Читать «Успеть изменить до рассвета» онлайн - страница 178

Анна и Сергей Литвиновы

— Ну что ты! Как можно! Ведь при нем мы, ну, то есть СССР, впервые вышел на первое место в мире по уровню жизни. И мы с Америкой и Евросоюзом объявили совместный проект полета на Марс.

— И полетели?

— Да. Колония на Марсе с девяносто пятого года существует. Там уже больше тысячи человек. Первые «марсиане» появились — то есть те, кто там родился и на Земле даже не бывал никогда.

— Скажи, а Гагарин? Королев? Они долго прожили?

— Как долго? Гагарин — он ведь до сих пор живой. Медицина у нас в стране прекрасная, а ему всего лишь восемьдесят два. На пенсии сейчас, правда. Удалился от дел. А Королев в девяносто первом скончался, от инсульта.

— Значит, я их уберег… Боже мой! Боже мой! Как прекрасно! Честно говоря, от всей этой информации голова идет кругом. Скажи, а искусство, культура?

— А что искусство, культура?

— К примеру, когда у вас напечатали впервые «Жизнь и судьбу»? «Котлован»? Ахматовский «Реквием»? Того же «Мастера и Маргариту» и «Собачье сердце»?

— Прямо год публикации тебе не скажу. Но на первом этапе советского возрождения, то есть в начале шестидесятых, это точно.

— А кинематограф? Тарковскому, к примеру, фильмы снимать давали?

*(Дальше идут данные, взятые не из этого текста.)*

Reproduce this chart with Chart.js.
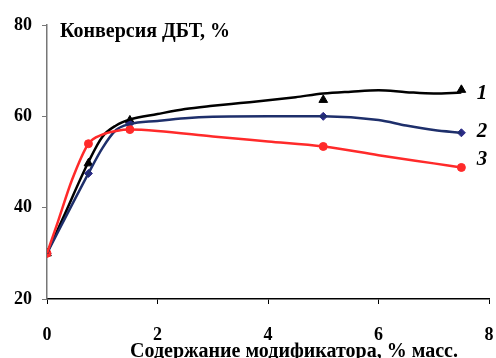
<!DOCTYPE html>
<html>
<head>
<meta charset="utf-8">
<script src="https://cdn.jsdelivr.net/npm/chart.js@4"></script>
<style>
  html, body { margin: 0; padding: 0; background: #fff; }
  #wrap { width: 496px; height: 358px; }
</style>
</head>
<body>
<div id="wrap"><canvas id="myChart" width="496" height="358"></canvas></div>
<script>
// measured points (markers)
var xMarks = [0, 0.75, 1.5, 5, 7.5];
var conv1 = [30, 49.7, 59.1, 63.6, 65.8];
var conv2 = [30, 47.5, 58.4, 60.0, 56.4];
var conv3 = [30, 54.0, 57.1, 53.4, 48.8];

// smoothed curves as drawn in the figure
var curveX1 = [0, 0.3, 0.75, 1.0, 1.25, 1.5, 2, 2.5, 3, 3.5, 4, 4.5, 5, 5.5, 6, 6.5, 7, 7.5];
var curve1 = [30, 38, 50, 55.5, 58, 59.3, 60.5, 61.6, 62.3, 62.9, 63.5, 64.2, 65.0, 65.4, 65.7, 65.3, 65.0, 65.2];
var curveX2 = [0, 0.75, 1.0, 1.25, 1.5, 2, 2.5, 3, 4, 5, 6, 6.5, 7, 7.5];
var curve2 = [30, 47.5, 53, 57, 58.3, 59, 59.6, 59.9, 60, 60, 59.2, 58, 57, 56.4];
var curveX3 = [0, 0.2, 0.45, 0.75, 1.0, 1.25, 1.5, 2, 3, 4, 5, 6, 7, 7.5];
var curve3 = [30, 37, 46, 54, 56, 56.8, 57.1, 56.8, 55.6, 54.5, 53.4, 51.5, 49.7, 48.8];

var xTicks = [0, 2, 4, 6, 8];
var yTicks = [20, 40, 60, 80];

function pts(xs, ys) {
    return xs.map(function(x, i) { return {x: x, y: ys[i]}; });
}

var black = "#000000", navy = "#1e2f6b", navyMark = "#2b2b86", red = "#ff2a2a";

var texts = {
    id: 'texts',
    afterDraw: function(chart) {
        var c = chart.ctx, a = chart.chartArea;
        c.save();
        c.fillStyle = "#000";
        c.textBaseline = "alphabetic";
        c.textAlign = "left";
        c.font = "bold 20px 'Liberation Serif', 'Times New Roman', serif";
        c.fillText("Конверсия ДБТ, %", a.left + 13, 37);
        c.textAlign = "center";
        c.font = "bold 20px 'Liberation Serif', 'Times New Roman', serif";
        c.fillText("Содержание модификатора, % масс.", 294, 357);
        c.font = "italic bold 21px 'Liberation Serif', 'Times New Roman', serif";
        c.fillText("1", 482, 99);
        c.fillText("2", 482, 137);
        c.fillText("3", 482, 165);
        c.restore();
    }
};

var ctx = document.getElementById("myChart");
var myChart = new Chart(ctx, {
    type: 'scatter',
    data: {
        datasets: [
            {data: pts(curveX3, curve3), showLine: true, borderColor: red, borderWidth: 2.5, pointRadius: 0, cubicInterpolationMode: 'monotone'},
            {data: pts(curveX2, curve2), showLine: true, borderColor: navy, borderWidth: 2.5, pointRadius: 0, cubicInterpolationMode: 'monotone'},
            {data: pts(curveX1, curve1), showLine: true, borderColor: black, borderWidth: 2.5, pointRadius: 0, cubicInterpolationMode: 'monotone'},
            {data: pts(xMarks, conv3), showLine: false, pointStyle: 'circle', pointRadius: 4, backgroundColor: red, borderColor: red},
            {data: pts(xMarks, conv2), showLine: false, pointStyle: 'rectRot', pointRadius: 4, backgroundColor: navyMark, borderColor: navyMark},
            {data: pts(xMarks, conv1), showLine: false, pointStyle: 'triangle', pointRadius: 5, backgroundColor: black, borderColor: black}
        ]
    },
    options: {
        responsive: false,
        animation: false,
        layout: { padding: { top: 25, right: 7, left: 0, bottom: 0 } },
        plugins: { legend: { display: false }, tooltip: { enabled: false } },
        scales: {
            x: {
                type: 'linear', min: 0, max: 8,
                afterBuildTicks: function(s) { s.ticks = xTicks.map(function(v) { return {value: v}; }); },
                afterFit: function(s) { s.height = 59; s.paddingLeft = 0; s.paddingRight = 0; },
                grid: { drawOnChartArea: false, drawTicks: true, tickLength: 5, color: "#000" },
                border: { color: "#000", width: 1.5 },
                ticks: { color: "#000", padding: 21, font: { family: "'Liberation Serif', serif", size: 18, weight: 'bold' } }
            },
            y: {
                min: 20, max: 80,
                afterBuildTicks: function(s) { s.ticks = yTicks.map(function(v) { return {value: v}; }); },
                afterFit: function(s) { s.width = 47; s.paddingTop = 0; s.paddingBottom = 0; },
                grid: { drawOnChartArea: false, drawTicks: true, tickLength: 5, color: "#777" },
                border: { color: "#777", width: 1.5 },
                ticks: { color: "#000", padding: 10, font: { family: "'Liberation Serif', serif", size: 18, weight: 'bold' } }
            }
        }
    },
    plugins: [texts]
});
</script>
</body>
</html>
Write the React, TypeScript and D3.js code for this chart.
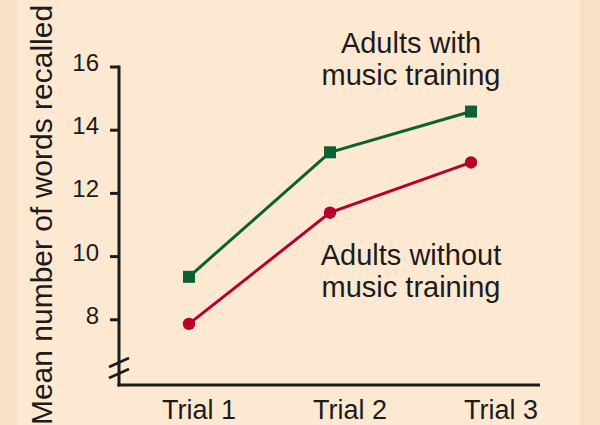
import React from "react";
import * as d3 from "d3";

const trials = ["Trial 1", "Trial 2", "Trial 3"];
const withMusic = [9.36, 13.3, 14.59];
const withoutMusic = [7.87, 11.39, 12.98];
const yTicks = [8, 10, 12, 14, 16];
const yTitle = "Mean number of words recalled";
const labelWith = ["Adults with", "music training"];
const labelWithout = ["Adults without", "music training"];

const W = 600;
const H = 425;
const BG = "#fde8d1";
const STRIP = "#f8e0c8";
const GREEN = "#0a6232";
const RED = "#b8002b";
const INK = "#1c1c1c";
const FONT = "'Liberation Sans', Arial, Helvetica, sans-serif";

export default function App() {
  const axisX = 119;
  const axisBottom = 385;
  const axisRight = 540;

  const x = d3.scalePoint<string>().domain(trials).range([189, 471]);
  const xLabel = d3.scalePoint<string>().domain(trials).range([199, 501]);
  const y = d3.scaleLinear().domain([6, 16]).range([383, 67]);

  const line = d3
    .line<number>()
    .x((_, i) => x(trials[i]) as number)
    .y((d) => y(d));

  return (
    <svg
      width={W}
      height={H}
      style={{ position: "absolute", left: 0, top: 0, display: "block" }}
    >
      <rect x={0} y={0} width={W} height={H} fill={BG} />
      <rect x={0} y={0} width={17} height={H} fill={STRIP} />
      <rect x={580} y={0} width={20} height={H} fill={STRIP} />

      {/* y axis title */}
      <text
        transform={`translate(52, 215) rotate(-90)`}
        textAnchor="middle"
        fontFamily={FONT}
        fontSize={30}
        fill={INK}
      >
        {yTitle}
      </text>

      {/* axes */}
      <g stroke={INK} strokeWidth={3} fill="none">
        <line x1={axisX} y1={y(16) - 1.5} x2={axisX} y2={axisBottom + 1.5} />
        <line x1={axisX - 1.5} y1={axisBottom} x2={axisRight} y2={axisBottom} />
        {yTicks.map((t) => (
          <line key={t} x1={axisX - 9} y1={y(t)} x2={axisX} y2={y(t)} />
        ))}
        {/* axis break */}
        <line x1={109} y1={367} x2={129} y2={358} strokeWidth={2.5} />
        <line x1={109} y1={378} x2={129} y2={369} strokeWidth={2.5} />
      </g>

      {yTicks.map((t) => (
        <text
          key={t}
          x={99}
          y={y(t) + 4}
          textAnchor="end"
          fontFamily={FONT}
          fontSize={24}
          fill={INK}
        >
          {t}
        </text>
      ))}

      {trials.map((t) => (
        <text
          key={t}
          x={xLabel(t)}
          y={419}
          textAnchor="middle"
          fontFamily={FONT}
          fontSize={27}
          fill={INK}
        >
          {t}
        </text>
      ))}

      {/* series */}
      <path d={line(withMusic) || ""} stroke={GREEN} strokeWidth={3} fill="none" />
      <path d={line(withoutMusic) || ""} stroke={RED} strokeWidth={3} fill="none" />
      {withMusic.map((v, i) => (
        <rect
          key={i}
          x={(x(trials[i]) as number) - 6}
          y={y(v) - 6}
          width={12}
          height={12}
          fill={GREEN}
        />
      ))}
      {withoutMusic.map((v, i) => (
        <circle
          key={i}
          cx={x(trials[i]) as number}
          cy={y(v)}
          r={6.2}
          fill={RED}
        />
      ))}

      {/* annotations */}
      {labelWith.map((s, i) => (
        <text
          key={s}
          x={411}
          y={53 + i * 32}
          textAnchor="middle"
          fontFamily={FONT}
          fontSize={29}
          fill={INK}
        >
          {s}
        </text>
      ))}
      {labelWithout.map((s, i) => (
        <text
          key={s}
          x={411}
          y={265 + i * 32}
          textAnchor="middle"
          fontFamily={FONT}
          fontSize={29}
          fill={INK}
        >
          {s}
        </text>
      ))}
    </svg>
  );
}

— А почему ж ему не давать? Он то ли шестнадцать, то ли восемнадцать лент сделал. Самый титулованный советский режиссер. Три раза главный приз в Каннах отхватывал, два раза в Венеции, два «Оскара» получил.

— И по Шпаликову фильмы снимали?

— Ну, сценаристов я не слишком знаю — но, кажется, да. Никто Шпаликова не обижал.

— И Высоцкого?

— Высоцкого все у нас боготворят. Ты не помнишь, конечно, а ведь мы с тобой на концерт Высоцкого ходили. В Кремлевском дворце съездов.

— Мы с тобой?! Когда?!

— Году в пятнадцатом, кажется.

— Так Высоцкий еще жив?!

— А почему нет? Медицина у нас, как я тебе говорила, хорошая. А ему еще восьмидесяти нет. Голос у него, конечно, маленько потускнел, и не рычит так, как раньше, — однако лирика по‑прежнему на высоте. Какие‑то песни смешные, какие‑то сатирические, какие‑то пронзительные. Его даже на Нобелевскую выдвигали как поэта. Но не дали — предпочли Боба Дилана. Все‑таки русский язык еще не так в мире распространен, как английский.

— А пьянство его? Наркотики?

— Про наркотики я ничего не слышала. А с пьянкой он завязал. Известная история, они еще в шестьдесят восьмом с Аксеновым поспорили, да так и держались оба.

— Ох. Я не могу себе даже поверить в такое счастье. Завтра доскажешь. Иди ко мне. Нет, подожди, только одно: а что с футболом?

— Вот вы какие, мужики! Всегда и во все века вам футбол важнее! Так что тебя интересует?

— Как наша сборная играла.

— Я так и знала, что ты своим «ногомячом» заинтересуешься! Поэтому, прежде чем зелье твое в бедро себе уколоть, целую табличку заучила.

— Ну?! Не томи!

— В пятьдесят восьмом году на чемпионате мира сборная СССР заняла второе место, проиграла бразильцам в финале, три — четыре.

— Есть! А Стрельцов? Играл?

— Стал лучшим бомбардиром чемпионата. Забил больше, чем Пеле.